Starting at the first line of the listing below, repeat each line exactly until the line containing "const svi = [0.58, 0.78, 0.06];", which you include. Leave out pictures.

++++ Information supplied

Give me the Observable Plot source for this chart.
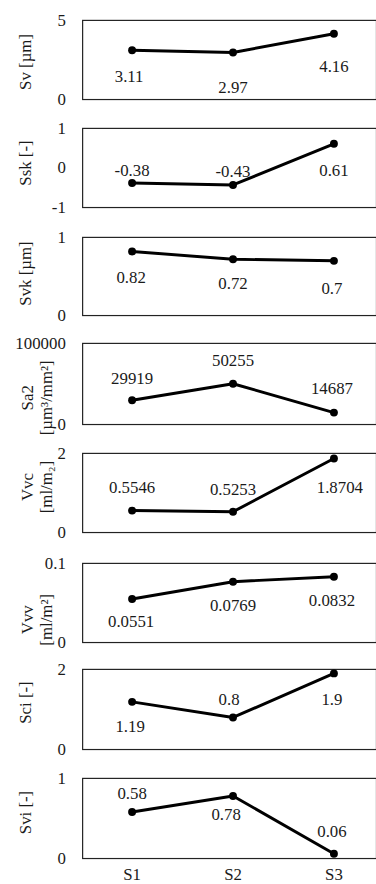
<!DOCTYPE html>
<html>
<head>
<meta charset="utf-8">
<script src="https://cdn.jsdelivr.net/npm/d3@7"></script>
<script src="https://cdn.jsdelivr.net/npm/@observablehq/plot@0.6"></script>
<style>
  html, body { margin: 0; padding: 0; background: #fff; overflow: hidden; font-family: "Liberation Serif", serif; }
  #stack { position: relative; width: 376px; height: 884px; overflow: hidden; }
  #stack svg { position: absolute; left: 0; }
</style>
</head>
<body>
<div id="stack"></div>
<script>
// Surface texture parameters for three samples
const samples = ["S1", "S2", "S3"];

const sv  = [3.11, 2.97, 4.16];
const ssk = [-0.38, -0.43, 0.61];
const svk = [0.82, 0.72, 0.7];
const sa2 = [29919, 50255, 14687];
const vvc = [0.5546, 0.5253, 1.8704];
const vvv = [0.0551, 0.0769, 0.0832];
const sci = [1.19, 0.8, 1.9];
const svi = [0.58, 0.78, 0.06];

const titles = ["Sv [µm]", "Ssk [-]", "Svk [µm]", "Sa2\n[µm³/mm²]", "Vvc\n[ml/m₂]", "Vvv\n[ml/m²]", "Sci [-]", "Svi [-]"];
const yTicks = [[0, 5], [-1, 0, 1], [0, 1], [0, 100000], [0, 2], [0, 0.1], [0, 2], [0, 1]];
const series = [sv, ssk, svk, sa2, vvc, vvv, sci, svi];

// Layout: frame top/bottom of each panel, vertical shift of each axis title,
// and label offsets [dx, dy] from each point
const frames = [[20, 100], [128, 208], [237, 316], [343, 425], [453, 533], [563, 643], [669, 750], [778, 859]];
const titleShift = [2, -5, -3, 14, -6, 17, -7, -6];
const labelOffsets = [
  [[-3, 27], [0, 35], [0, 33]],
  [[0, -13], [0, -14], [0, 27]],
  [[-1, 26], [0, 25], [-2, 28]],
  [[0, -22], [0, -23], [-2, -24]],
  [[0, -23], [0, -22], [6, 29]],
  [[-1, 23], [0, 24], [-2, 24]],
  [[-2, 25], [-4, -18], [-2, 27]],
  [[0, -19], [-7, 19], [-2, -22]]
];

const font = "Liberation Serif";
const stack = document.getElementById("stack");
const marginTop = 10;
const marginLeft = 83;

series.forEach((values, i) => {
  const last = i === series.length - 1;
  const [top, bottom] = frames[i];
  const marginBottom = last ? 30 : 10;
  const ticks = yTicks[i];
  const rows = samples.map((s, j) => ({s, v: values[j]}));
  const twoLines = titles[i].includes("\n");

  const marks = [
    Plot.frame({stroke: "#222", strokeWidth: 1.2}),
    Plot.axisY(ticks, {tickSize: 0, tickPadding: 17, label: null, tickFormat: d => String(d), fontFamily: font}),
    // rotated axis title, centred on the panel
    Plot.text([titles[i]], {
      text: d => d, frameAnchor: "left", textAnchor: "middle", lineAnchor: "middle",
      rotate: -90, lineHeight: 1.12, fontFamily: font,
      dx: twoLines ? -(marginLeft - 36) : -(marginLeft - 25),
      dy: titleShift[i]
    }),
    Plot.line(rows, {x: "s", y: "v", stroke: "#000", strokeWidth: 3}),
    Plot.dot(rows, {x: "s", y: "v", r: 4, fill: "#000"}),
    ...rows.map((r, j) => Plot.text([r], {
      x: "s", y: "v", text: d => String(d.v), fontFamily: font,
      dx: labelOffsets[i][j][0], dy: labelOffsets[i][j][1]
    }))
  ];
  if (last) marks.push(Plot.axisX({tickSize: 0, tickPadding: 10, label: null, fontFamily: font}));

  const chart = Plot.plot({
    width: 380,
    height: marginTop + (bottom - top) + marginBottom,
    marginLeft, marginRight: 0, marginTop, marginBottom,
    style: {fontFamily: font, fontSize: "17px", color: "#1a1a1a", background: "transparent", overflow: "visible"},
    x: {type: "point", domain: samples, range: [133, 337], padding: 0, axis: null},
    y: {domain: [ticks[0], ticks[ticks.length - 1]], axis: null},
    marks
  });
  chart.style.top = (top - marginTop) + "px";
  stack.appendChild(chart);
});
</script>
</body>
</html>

++++++++

Solution to this exercise:
Give me the Observable Plot source for this chart.
<!DOCTYPE html>
<html>
<head>
<meta charset="utf-8">
<script src="https://cdn.jsdelivr.net/npm/d3@7"></script>
<script src="https://cdn.jsdelivr.net/npm/@observablehq/plot@0.6"></script>
<style>
  html, body { margin: 0; padding: 0; background: #fff; overflow: hidden; font-family: "Liberation Serif", serif; }
  #stack { position: relative; width: 376px; height: 884px; overflow: hidden; }
  #stack svg { position: absolute; left: 0; }
</style>
</head>
<body>
<div id="stack"></div>
<script>
// Surface texture parameters for three samples
const samples = ["S1", "S2", "S3"];

const sv  = [3.11, 2.97, 4.16];
const ssk = [-0.38, -0.43, 0.61];
const svk = [0.82, 0.72, 0.7];
const sa2 = [29919, 50255, 14687];
const vvc = [0.5546, 0.5253, 1.8704];
const vvv = [0.0551, 0.0769, 0.0832];
const sci = [1.19, 0.8, 1.9];
const svi = [0.58, 0.78, 0.06];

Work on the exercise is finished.